The exercise: In the material below, please retype the lines from the very first through the one with "p.title.standoff = 34", exactly and without pictures.

#####

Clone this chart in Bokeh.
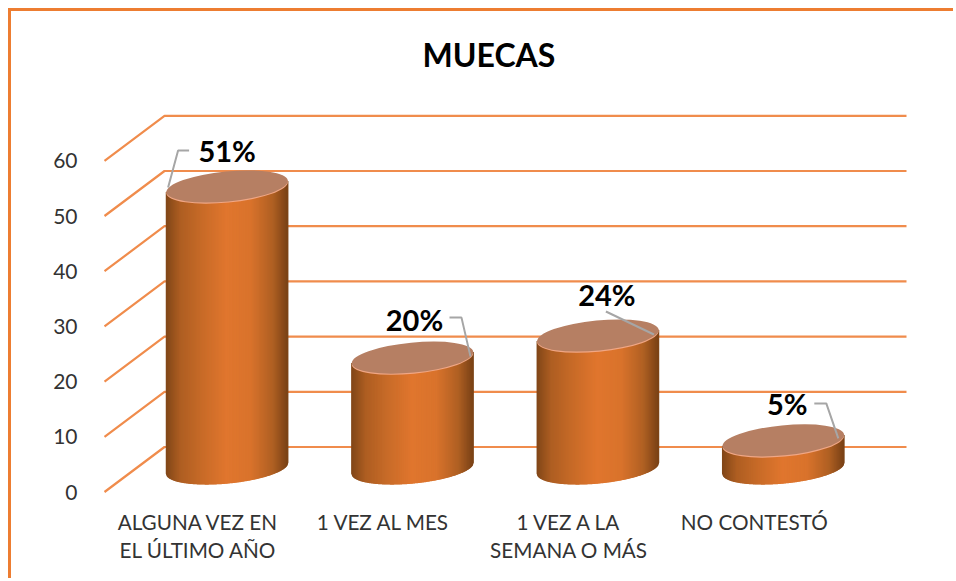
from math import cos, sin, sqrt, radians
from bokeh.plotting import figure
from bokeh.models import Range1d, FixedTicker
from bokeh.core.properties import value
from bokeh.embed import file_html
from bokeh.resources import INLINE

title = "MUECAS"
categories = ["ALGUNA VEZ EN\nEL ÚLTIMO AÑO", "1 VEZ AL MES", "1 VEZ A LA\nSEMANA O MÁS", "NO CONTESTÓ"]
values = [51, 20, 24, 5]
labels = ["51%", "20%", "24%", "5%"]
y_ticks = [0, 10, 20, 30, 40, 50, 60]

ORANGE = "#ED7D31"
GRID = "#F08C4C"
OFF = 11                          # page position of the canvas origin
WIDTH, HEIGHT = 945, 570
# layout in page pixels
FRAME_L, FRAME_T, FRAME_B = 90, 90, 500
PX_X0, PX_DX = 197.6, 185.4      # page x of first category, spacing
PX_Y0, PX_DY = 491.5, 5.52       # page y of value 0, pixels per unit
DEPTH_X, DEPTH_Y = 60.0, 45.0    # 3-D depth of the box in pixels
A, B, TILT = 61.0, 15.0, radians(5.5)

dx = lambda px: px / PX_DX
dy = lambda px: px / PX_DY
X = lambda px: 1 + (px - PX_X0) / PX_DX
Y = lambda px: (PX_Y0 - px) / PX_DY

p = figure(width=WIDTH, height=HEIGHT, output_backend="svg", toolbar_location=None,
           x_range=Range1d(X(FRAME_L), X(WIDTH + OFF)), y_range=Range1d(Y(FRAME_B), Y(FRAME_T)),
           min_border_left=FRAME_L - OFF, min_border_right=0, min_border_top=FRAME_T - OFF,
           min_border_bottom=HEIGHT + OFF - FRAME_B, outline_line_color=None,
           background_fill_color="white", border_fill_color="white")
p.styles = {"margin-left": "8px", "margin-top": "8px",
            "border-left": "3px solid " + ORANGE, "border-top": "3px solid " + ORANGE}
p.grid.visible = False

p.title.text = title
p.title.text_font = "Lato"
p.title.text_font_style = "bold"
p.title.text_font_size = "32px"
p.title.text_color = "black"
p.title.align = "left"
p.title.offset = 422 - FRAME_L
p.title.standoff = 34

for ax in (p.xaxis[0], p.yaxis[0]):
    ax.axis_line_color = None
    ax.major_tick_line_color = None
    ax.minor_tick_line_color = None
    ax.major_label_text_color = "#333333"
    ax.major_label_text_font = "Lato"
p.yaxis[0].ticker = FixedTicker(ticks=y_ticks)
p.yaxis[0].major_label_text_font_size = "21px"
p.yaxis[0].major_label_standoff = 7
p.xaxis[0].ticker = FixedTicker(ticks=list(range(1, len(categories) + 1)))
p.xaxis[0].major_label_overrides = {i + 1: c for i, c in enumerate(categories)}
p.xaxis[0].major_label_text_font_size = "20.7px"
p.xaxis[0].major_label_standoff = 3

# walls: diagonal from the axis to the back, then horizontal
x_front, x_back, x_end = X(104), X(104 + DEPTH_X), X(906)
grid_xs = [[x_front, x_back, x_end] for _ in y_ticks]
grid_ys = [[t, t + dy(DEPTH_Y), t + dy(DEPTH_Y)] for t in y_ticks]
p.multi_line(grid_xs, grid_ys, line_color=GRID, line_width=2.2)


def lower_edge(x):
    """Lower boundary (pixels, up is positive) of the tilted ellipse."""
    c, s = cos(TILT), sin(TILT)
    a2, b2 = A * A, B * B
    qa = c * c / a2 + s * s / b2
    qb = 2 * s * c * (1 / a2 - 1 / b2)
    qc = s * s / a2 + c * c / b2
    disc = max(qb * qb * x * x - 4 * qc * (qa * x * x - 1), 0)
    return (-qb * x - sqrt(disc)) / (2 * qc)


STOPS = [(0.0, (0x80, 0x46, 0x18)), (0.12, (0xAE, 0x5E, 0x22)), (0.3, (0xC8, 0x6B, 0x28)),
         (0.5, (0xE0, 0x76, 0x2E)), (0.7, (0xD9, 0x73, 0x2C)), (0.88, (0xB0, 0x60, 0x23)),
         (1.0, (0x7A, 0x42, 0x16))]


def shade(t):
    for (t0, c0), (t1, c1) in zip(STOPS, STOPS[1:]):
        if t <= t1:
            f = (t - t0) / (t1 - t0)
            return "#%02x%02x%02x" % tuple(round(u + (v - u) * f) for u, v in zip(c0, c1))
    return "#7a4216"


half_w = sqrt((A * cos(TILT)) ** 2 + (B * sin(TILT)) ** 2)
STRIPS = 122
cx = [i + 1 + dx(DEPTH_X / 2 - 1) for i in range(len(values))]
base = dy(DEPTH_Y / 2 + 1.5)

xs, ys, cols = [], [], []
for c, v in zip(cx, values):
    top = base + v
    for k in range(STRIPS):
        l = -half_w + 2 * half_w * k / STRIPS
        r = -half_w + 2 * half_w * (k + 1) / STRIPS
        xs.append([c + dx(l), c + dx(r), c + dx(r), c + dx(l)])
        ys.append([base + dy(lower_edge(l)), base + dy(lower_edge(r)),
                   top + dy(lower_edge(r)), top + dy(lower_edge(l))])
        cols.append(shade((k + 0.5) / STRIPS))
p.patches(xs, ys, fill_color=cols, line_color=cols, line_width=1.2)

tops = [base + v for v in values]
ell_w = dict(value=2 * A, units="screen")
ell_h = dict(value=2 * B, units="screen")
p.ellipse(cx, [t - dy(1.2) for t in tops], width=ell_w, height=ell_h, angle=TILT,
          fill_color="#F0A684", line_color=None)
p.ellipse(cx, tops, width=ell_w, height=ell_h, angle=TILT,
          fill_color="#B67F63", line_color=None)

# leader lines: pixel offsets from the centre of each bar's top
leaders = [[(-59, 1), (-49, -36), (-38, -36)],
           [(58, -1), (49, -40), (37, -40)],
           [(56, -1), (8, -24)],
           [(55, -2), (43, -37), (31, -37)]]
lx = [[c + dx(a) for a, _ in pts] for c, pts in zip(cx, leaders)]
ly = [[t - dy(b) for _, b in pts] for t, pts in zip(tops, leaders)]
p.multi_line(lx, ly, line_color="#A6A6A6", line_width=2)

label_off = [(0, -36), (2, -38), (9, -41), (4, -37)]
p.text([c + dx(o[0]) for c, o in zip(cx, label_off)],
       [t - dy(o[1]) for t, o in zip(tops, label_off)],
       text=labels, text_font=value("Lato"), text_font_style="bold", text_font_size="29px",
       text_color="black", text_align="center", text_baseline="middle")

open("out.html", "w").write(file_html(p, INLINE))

#####

Exercise output:
Clone this chart in Bokeh.
from math import cos, sin, sqrt, radians
from bokeh.plotting import figure
from bokeh.models import Range1d, FixedTicker
from bokeh.core.properties import value
from bokeh.embed import file_html
from bokeh.resources import INLINE

title = "MUECAS"
categories = ["ALGUNA VEZ EN\nEL ÚLTIMO AÑO", "1 VEZ AL MES", "1 VEZ A LA\nSEMANA O MÁS", "NO CONTESTÓ"]
values = [51, 20, 24, 5]
labels = ["51%", "20%", "24%", "5%"]
y_ticks = [0, 10, 20, 30, 40, 50, 60]

ORANGE = "#ED7D31"
GRID = "#F08C4C"
OFF = 11                          # page position of the canvas origin
WIDTH, HEIGHT = 945, 570
# layout in page pixels
FRAME_L, FRAME_T, FRAME_B = 90, 90, 500
PX_X0, PX_DX = 197.6, 185.4      # page x of first category, spacing
PX_Y0, PX_DY = 491.5, 5.52       # page y of value 0, pixels per unit
DEPTH_X, DEPTH_Y = 60.0, 45.0    # 3-D depth of the box in pixels
A, B, TILT = 61.0, 15.0, radians(5.5)

dx = lambda px: px / PX_DX
dy = lambda px: px / PX_DY
X = lambda px: 1 + (px - PX_X0) / PX_DX
Y = lambda px: (PX_Y0 - px) / PX_DY

p = figure(width=WIDTH, height=HEIGHT, output_backend="svg", toolbar_location=None,
           x_range=Range1d(X(FRAME_L), X(WIDTH + OFF)), y_range=Range1d(Y(FRAME_B), Y(FRAME_T)),
           min_border_left=FRAME_L - OFF, min_border_right=0, min_border_top=FRAME_T - OFF,
           min_border_bottom=HEIGHT + OFF - FRAME_B, outline_line_color=None,
           background_fill_color="white", border_fill_color="white")
p.styles = {"margin-left": "8px", "margin-top": "8px",
            "border-left": "3px solid " + ORANGE, "border-top": "3px solid " + ORANGE}
p.grid.visible = False

p.title.text = title
p.title.text_font = "Lato"
p.title.text_font_style = "bold"
p.title.text_font_size = "32px"
p.title.text_color = "black"
p.title.align = "left"
p.title.offset = 422 - FRAME_L
p.title.standoff = 34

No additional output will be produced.